Apparently TV network partisanship doesn’t take a vacation, even on a sunny afternoon on the Strip.
Several tourists expressed delight Tuesday upon spotting CNN anchor Wolf Blitzer strolling in front of The Venetian shortly before the network-hosted Las Vegas debate between Republican presidential candidates.
But one man simply shrugged.
"What do I care?" he said. "I’m a Fox guy."
Children’s author Jarrett Krosoczka received a key to the city of Henderson Tuesday night in recognition of his efforts to promote the city’s literacy program. "This opens every door, right?" the author asked of the key.
"It does open every door," replied Mayor Andy Hafen, "but there’s no money inside."
Southern Nevada Water Authority board member Steve Sisolak had questions Thursday about a company hired to study water quality at Lake Mead.
The answers he got included numerous references to computer modeling, water flow models and the like.
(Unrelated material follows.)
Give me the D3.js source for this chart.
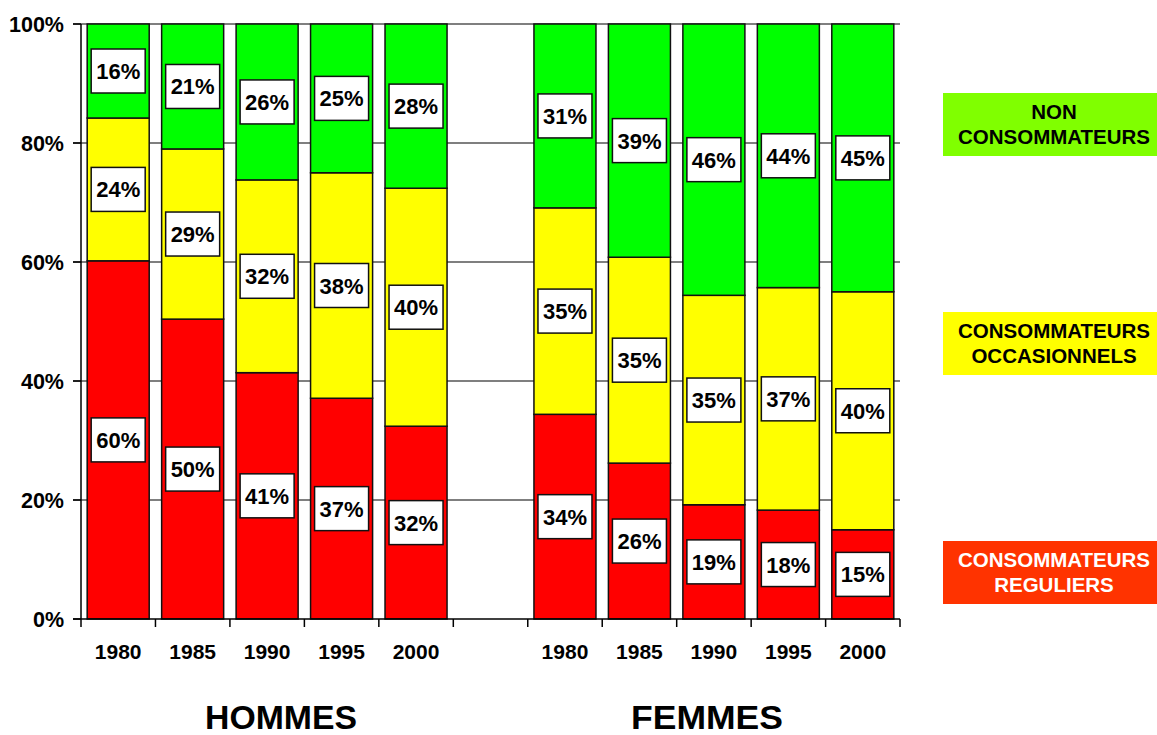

When he’d finally heard enough, fellow board member Tom Collins tried to move things along with a joke.
"They’re going to send some models here," he said of the company in question. "Could be good for tourism."
TWEET OF THE WEEK: @AlanChoate (former Review-Journal scribe Alan Choate, during the GOP debate) Perry: "Predator drones are being trained (in Nevada)." Sit! Roll over! Blow (expletive) up! Good boy.
BONUS TWEET: @GarrettNBCNews (NBC News election reporter Garrett Haake) Romney gets a big endorsement out of tonight’s debate. … Mr. Las Vegas, Wayne Newton, said he came in for Perry, left for Mitt.
BONUS BONUS TWEET: @Mollyesque (one-time R-J scribe Molly Ball now writing for The Atlantic) OK, as former local journo, I have to go throw up now that someone has used the "what happens here…" Vegas cliché.